Forces in Mind Trust (FiMT) is delighted to award a grant of £153,272 to King’s College London (KCL), to conduct a study to explore the impact of life in the Armed Forces on relationships from the perspective of civilian spouses and partners, who have been victims of Domestic Violence and Abuse (DVA) by their military counterparts.
The 18-month study aims to address the lack of evidence from the perspective of the spouse, and identify their attitudes to help-seeking and their perceptions of support available. This research is part of a larger study, seeking to establish prevalence and risk factors for DVA within the Armed Forces environment.
The research will consist of telephone interviews with spouses who have reported being victims of DVA. Participants will be sourced through military and civilian welfare support organisations, specific organisations for victims of domestic abuse, and through support groups for military spouses.

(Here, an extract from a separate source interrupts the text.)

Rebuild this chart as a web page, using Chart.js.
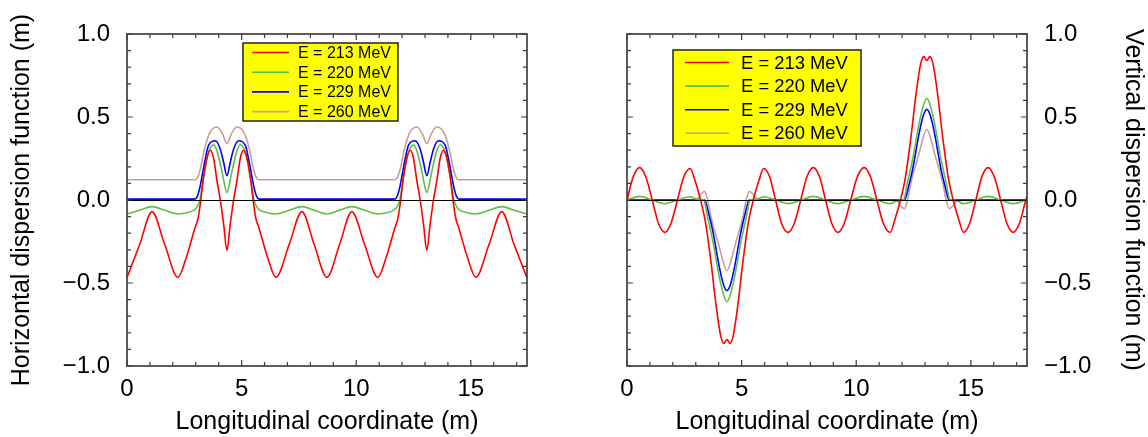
<!DOCTYPE html>
<html>
<head>
<meta charset="utf-8">
<script src="https://cdn.jsdelivr.net/npm/chart.js@4.4.0/dist/chart.umd.min.js"></script>
<style>
  html, body { margin: 0; padding: 0; background: #fff; }
  #wrap { position: relative; width: 1148px; height: 437px; overflow: hidden; }
  canvas { position: absolute; top: 0; }
  #horiz { left: 0; }
  #vert { left: 574px; }
</style>
</head>
<body>
<div id="wrap">
  <canvas id="horiz" width="574" height="437"></canvas>
  <canvas id="vert" width="574" height="437"></canvas>
</div>
<script>
// beam energies and curve colours
const energies = ["E = 213 MeV", "E = 220 MeV", "E = 229 MeV", "E = 260 MeV"];
const colors = ["#ff0000", "#5fbe45", "#0000ff", "#c4a09c"];

const xTicks = [0, 5, 10, 15];
const yTicks = [-1, -0.5, 0, 0.5, 1];

// horizontal dispersion [s (m), eta_x (m)]
const hRed213 = [
  [0, -0.466], [0.55, -0.27], [1.09, -0.07], [1.65, -0.27], [2.22, -0.466],
  [2.6, -0.34], [2.96, -0.17], [3.1, -0.11], [3.22, 0], [3.34, 0.14], [3.48, 0.25],
  [3.64, 0.3], [3.78, 0.25], [3.92, 0.12], [4.07, 0], [4.22, -0.15], [4.36, -0.305],
  [4.5, -0.15], [4.65, 0], [4.8, 0.12], [4.94, 0.25], [5.08, 0.3], [5.24, 0.25],
  [5.38, 0.14], [5.5, 0], [5.62, -0.11], [5.76, -0.17], [6.12, -0.34], [6.5, -0.466],
  [7.07, -0.27], [7.63, -0.07], [8.17, -0.27], [8.72, -0.466], [9.27, -0.27],
  [9.81, -0.07], [10.37, -0.27], [10.94, -0.466],
  [11.32, -0.34], [11.68, -0.17], [11.82, -0.11], [11.94, 0], [12.06, 0.14], [12.2, 0.25],
  [12.36, 0.3], [12.5, 0.25], [12.64, 0.12], [12.79, 0], [12.94, -0.15], [13.08, -0.305],
  [13.22, -0.15], [13.37, 0], [13.52, 0.12], [13.66, 0.25], [13.8, 0.3], [13.96, 0.25],
  [14.1, 0.14], [14.22, 0], [14.34, -0.11], [14.48, -0.17], [14.84, -0.34], [15.22, -0.466],
  [15.79, -0.27], [16.35, -0.07], [16.89, -0.27], [17.44, -0.466]
];
const hGreen220 = [
  [0, -0.084], [0.55, -0.062], [1.09, -0.04], [1.65, -0.062], [2.22, -0.084],
  [2.56, -0.078], [2.94, -0.06], [3.06, -0.04], [3.18, 0], [3.3, 0.1], [3.41, 0.19],
  [3.56, 0.29], [3.78, 0.333], [3.96, 0.28], [4.16, 0.16], [4.36, 0.046], [4.56, 0.16],
  [4.76, 0.28], [4.94, 0.333], [5.16, 0.29], [5.31, 0.19], [5.42, 0.1], [5.54, 0],
  [5.66, -0.04], [5.78, -0.06], [6.16, -0.078], [6.5, -0.084],
  [7.07, -0.062], [7.63, -0.04], [8.17, -0.062], [8.72, -0.084], [9.27, -0.062],
  [9.81, -0.04], [10.37, -0.062], [10.94, -0.084],
  [11.28, -0.078], [11.66, -0.06], [11.78, -0.04], [11.9, 0], [12.02, 0.1], [12.13, 0.19],
  [12.28, 0.29], [12.5, 0.333], [12.68, 0.28], [12.88, 0.16], [13.08, 0.046], [13.28, 0.16],
  [13.48, 0.28], [13.66, 0.333], [13.88, 0.29], [14.03, 0.19], [14.14, 0.1], [14.26, 0],
  [14.38, -0.04], [14.5, -0.06], [14.88, -0.078], [15.22, -0.084],
  [15.79, -0.062], [16.35, -0.04], [16.89, -0.062], [17.44, -0.084]
];
const hBlue229 = [
  [0, 0.005], [2.96, 0.005], [3.06, 0.02], [3.18, 0.076], [3.4, 0.237], [3.56, 0.33],
  [3.85, 0.357], [4.06, 0.31], [4.21, 0.23], [4.36, 0.146], [4.51, 0.23], [4.66, 0.31],
  [4.87, 0.357], [5.16, 0.33], [5.32, 0.237], [5.54, 0.076], [5.66, 0.02], [5.76, 0.005],
  [11.68, 0.005], [11.78, 0.02], [11.9, 0.076], [12.12, 0.237], [12.28, 0.33],
  [12.57, 0.357], [12.78, 0.31], [12.93, 0.23], [13.08, 0.146], [13.23, 0.23], [13.38, 0.31],
  [13.59, 0.357], [13.88, 0.33], [14.04, 0.237], [14.26, 0.076], [14.38, 0.02], [14.48, 0.005],
  [17.45, 0.005]
];
const hBrown260 = [
  [0, 0.122], [2.96, 0.122], [3.06, 0.13], [3.18, 0.176], [3.4, 0.317], [3.62, 0.407],
  [3.93, 0.44], [4.16, 0.4], [4.36, 0.34], [4.56, 0.4], [4.79, 0.44], [5.1, 0.407],
  [5.32, 0.317], [5.54, 0.176], [5.66, 0.13], [5.76, 0.122],
  [11.68, 0.122], [11.78, 0.13], [11.9, 0.176], [12.12, 0.317], [12.34, 0.407],
  [12.65, 0.44], [12.88, 0.4], [13.08, 0.34], [13.28, 0.4], [13.51, 0.44], [13.82, 0.407],
  [14.04, 0.317], [14.26, 0.176], [14.38, 0.13], [14.48, 0.122], [17.45, 0.122]
];

// vertical dispersion [s (m), eta_y (m)]
const vRed213 = [
  [0, 0], [0.27, 0.14], [0.55, 0.195], [0.82, 0.14], [1.1, 0], [1.37, -0.14], [1.65, -0.195],
  [1.92, -0.14], [2.2, 0], [2.48, 0.14], [2.76, 0.19],
  [2.96, 0.12], [3.21, 0], [3.43, -0.14], [3.66, -0.37], [3.9, -0.65], [4.09, -0.82],
  [4.23, -0.864], [4.36, -0.84], [4.49, -0.864], [4.63, -0.82], [4.82, -0.65], [5.06, -0.37],
  [5.29, -0.14], [5.51, 0], [5.76, 0.12], [5.96, 0.19],
  [6.22, 0.14], [6.48, 0], [6.74, -0.14], [7.02, -0.195], [7.3, -0.14], [7.58, 0],
  [7.85, 0.14], [8.13, 0.195], [8.4, 0.14], [8.66, 0], [8.93, -0.14], [9.2, -0.195],
  [9.48, -0.14], [9.76, 0], [10.05, 0.14], [10.35, 0.195], [10.62, 0.14], [10.9, 0],
  [11.18, -0.14], [11.48, -0.195],
  [11.68, -0.12], [11.93, 0], [12.15, 0.14], [12.38, 0.37], [12.62, 0.65], [12.81, 0.82],
  [12.95, 0.864], [13.08, 0.84], [13.21, 0.864], [13.35, 0.82], [13.54, 0.65], [13.78, 0.37],
  [14.01, 0.14], [14.23, 0], [14.48, -0.12], [14.68, -0.195],
  [14.95, -0.14], [15.22, 0], [15.48, 0.14], [15.75, 0.195], [16.02, 0.14], [16.3, 0],
  [16.57, -0.14], [16.85, -0.195], [17.12, -0.14], [17.4, 0], [17.45, 0.02]
];
const vGreen220 = [
  [0, 0], [0.55, 0.022], [1.1, 0], [1.65, -0.022], [2.2, 0], [2.76, 0.02],
  [3.06, 0.005], [3.34, 0], [3.54, -0.12], [3.74, -0.245], [4.03, -0.466], [4.21, -0.57],
  [4.36, -0.613], [4.51, -0.57], [4.69, -0.466], [4.98, -0.245], [5.18, -0.12], [5.38, 0],
  [5.66, 0.005], [5.96, 0.02],
  [6.5, 0], [7.02, -0.022], [7.58, 0], [8.13, 0.022], [8.66, 0], [9.2, -0.022], [9.76, 0],
  [10.35, 0.022], [10.9, 0], [11.48, -0.022],
  [11.78, -0.005], [12.06, 0], [12.26, 0.12], [12.46, 0.245], [12.75, 0.466], [12.93, 0.57],
  [13.08, 0.613], [13.23, 0.57], [13.41, 0.466], [13.7, 0.245], [13.9, 0.12], [14.1, 0],
  [14.38, -0.005], [14.68, -0.022],
  [15.22, 0], [15.75, 0.022], [16.3, 0], [16.85, -0.022], [17.4, 0], [17.45, 0.002]
];
const vBlue229 = [
  [0, 0], [3.39, 0], [3.56, -0.08], [3.74, -0.185], [4.03, -0.406], [4.21, -0.51],
  [4.36, -0.546], [4.51, -0.51], [4.69, -0.406], [4.98, -0.185], [5.16, -0.08], [5.33, 0],
  [12.11, 0], [12.28, 0.08], [12.46, 0.185], [12.75, 0.406], [12.93, 0.51], [13.08, 0.546],
  [13.23, 0.51], [13.41, 0.406], [13.7, 0.185], [13.88, 0.08], [14.05, 0], [17.45, 0]
];
const vBrown260 = [
  [0, 0], [3.0, 0], [3.19, 0.03], [3.38, 0.052], [3.52, 0], [3.67, -0.105], [4.03, -0.285],
  [4.21, -0.38], [4.36, -0.426], [4.51, -0.38], [4.69, -0.285], [5.05, -0.105], [5.2, 0],
  [5.34, 0.052], [5.53, 0.03], [5.72, 0],
  [11.72, 0], [11.91, -0.03], [12.1, -0.052], [12.24, 0], [12.39, 0.105], [12.75, 0.285],
  [12.93, 0.38], [13.08, 0.426], [13.23, 0.38], [13.41, 0.285], [13.77, 0.105], [13.92, 0],
  [14.06, -0.052], [14.25, -0.03], [14.44, 0], [17.45, 0]
];

const FONT = "'Liberation Sans', Arial, Helvetica, sans-serif";

// zero line, boxed frame with inward ticks, and the yellow energy key
const framePlugin = {
  id: "frame",
  afterDatasetsDraw(chart) {
    const { ctx, chartArea: a, scales: { y } } = chart;
    const y0 = Math.round(y.getPixelForValue(0)) + 0.5;
    ctx.save();
    ctx.strokeStyle = "#000";
    ctx.lineWidth = 1;
    ctx.beginPath();
    ctx.moveTo(a.left, y0);
    ctx.lineTo(a.right, y0);
    ctx.stroke();
    ctx.restore();
  },
  afterDraw(chart, args, opts) {
    const { ctx, chartArea: a, scales: { x, y } } = chart;
    ctx.save();
    ctx.strokeStyle = "#3a3a3a";
    ctx.lineWidth = 1.2;
    ctx.beginPath();
    for (let v = 0; v <= x.max + 1e-6; v += 1) {
      const px = x.getPixelForValue(v);
      const len = v % 5 === 0 ? 6 : 4;
      ctx.moveTo(px, a.bottom); ctx.lineTo(px, a.bottom - len);
      ctx.moveTo(px, a.top); ctx.lineTo(px, a.top + len);
    }
    for (let i = -10; i <= 10; i++) {
      const py = y.getPixelForValue(i / 10);
      const len = i % 5 === 0 ? 6 : 4;
      ctx.moveTo(a.left, py); ctx.lineTo(a.left + len, py);
      ctx.moveTo(a.right, py); ctx.lineTo(a.right - len, py);
    }
    ctx.stroke();
    ctx.lineWidth = 1.7;
    ctx.strokeStyle = "#404040";
    ctx.strokeRect(a.left, a.top, a.right - a.left, a.bottom - a.top);

    // energy key
    const b = opts.box;
    ctx.fillStyle = "#ffff00";
    ctx.fillRect(b.left, b.top, b.width, b.height);
    ctx.strokeStyle = "#222";
    ctx.lineWidth = 1.5;
    ctx.strokeRect(b.left, b.top, b.width, b.height);
    ctx.font = b.fontSize + "px " + FONT;
    ctx.textBaseline = "middle";
    ctx.textAlign = "left";
    chart.data.datasets.forEach((ds, i) => {
      const ry = b.rowTop + i * b.rowStep;
      ctx.strokeStyle = ds.borderColor;
      ctx.lineWidth = 1.6;
      ctx.beginPath();
      ctx.moveTo(b.lineFrom, ry);
      ctx.lineTo(b.lineTo, ry);
      ctx.stroke();
      ctx.fillStyle = "#000";
      ctx.fillText(ds.label, b.textX, ry + 1);
    });
    ctx.restore();
  }
};

function buildPanel(canvasId, series, side, yTitle, box) {
  const left = side === "left";
  return new Chart(document.getElementById(canvasId), {
    type: "line",
    data: {
      datasets: series.map((pts, i) => ({
        label: energies[i],
        data: pts.map(p => ({ x: p[0], y: p[1] })),
        borderColor: colors[i],
        borderWidth: 1.6,
        pointRadius: 0,
        fill: false,
        cubicInterpolationMode: "monotone"
      }))
    },
    options: {
      responsive: false,
      animation: false,
      devicePixelRatio: 1,
      events: [],
      layout: {
        padding: left
          ? { left: 0, right: 47, top: 34, bottom: 0 }
          : { left: 53, right: 0, top: 34, bottom: 0 }
      },
      plugins: {
        legend: { display: false },
        tooltip: { enabled: false },
        frame: { box }
      },
      scales: {
        x: {
          type: "linear",
          min: 0,
          max: 17.45,
          afterBuildTicks: s => { s.ticks = xTicks.map(v => ({ value: v })); },
          afterFit: s => { s.height = 71; },
          grid: { display: false, drawTicks: false },
          border: { display: false },
          ticks: {
            padding: 9,
            maxRotation: 0,
            minRotation: 0,
            color: "#000",
            font: { family: FONT, size: 24 },
            callback: v => String(v)
          },
          title: {
            display: true,
            text: "Longitudinal coordinate (m)",
            color: "#000",
            font: { family: FONT, size: 25 },
            padding: { top: 0, bottom: 0 }
          }
        },
        y: {
          type: "linear",
          position: side,
          min: -1,
          max: 1,
          afterBuildTicks: s => { s.ticks = yTicks.map(v => ({ value: v })); },
          afterFit: s => { s.width = left ? 127 : 121; },
          grid: { display: false, drawTicks: false },
          border: { display: false },
          ticks: {
            padding: 17,
            color: "#000",
            font: { family: FONT, size: 24 },
            callback: v => v.toFixed(1).replace("-", "\u2212")
          },
          title: {
            display: true,
            text: yTitle,
            color: "#000",
            font: { family: FONT, size: 25 },
            padding: { top: left ? 7 : 0, bottom: 0 }
          }
        }
      }
    },
    plugins: [framePlugin]
  });
}

buildPanel("horiz", [hRed213, hGreen220, hBlue229, hBrown260], "left",
  "Horizontal dispersion function (m)",
  { left: 243, top: 43, width: 155, height: 78, rowTop: 52.5, rowStep: 19.7,
    lineFrom: 252, lineTo: 289, textX: 298, fontSize: 16 });

buildPanel("vert", [vRed213, vGreen220, vBlue229, vBrown260], "right",
  "Vertical dispersion function (m)",
  { left: 99, top: 50, width: 188, height: 96, rowTop: 62.5, rowStep: 23.6,
    lineFrom: 111, lineTo: 155, textX: 167, fontSize: 18.4 });
</script>
</body>
</html>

The prevalence of DVA perpetration and victimisation among UK military personnel is unknown. The proposed study seeks to build on previous work and provide a more comprehensive account of the experiences of spouses and partners.
Dr Deirdre MacManus said: “We are delighted to be able to add this study to our portfolio of studies at King’s College London into Domestic Abuse among military populations. The funding from Forces in Mind Trust has allowed us to explore the experience of Domestic Abuse among spouses and partners of military personnel, which we would otherwise not have been able to do, and will inform the development of better support services for partners and families of military personnel.
Ray Lock, Chief Executive FiMT said: “There is a clear lack of evidence from the perspective of the those who experience Domestic Abuse by their military partners. We know that often victims of abuse, for a number of reasons, find it difficult to access support. This research will contribute to one of our top priority outcomes – health and wellbeing.
“The findings and recommendations of this study will help produce better intervention methods for the civilian spouses, as well as provide a more informed understanding of the challenges they face in seeking help. Input from the spouse is vital, and will help build a stronger evidence base from which service deliverers and policy makers could better support this particularly vulnerable group in the future.”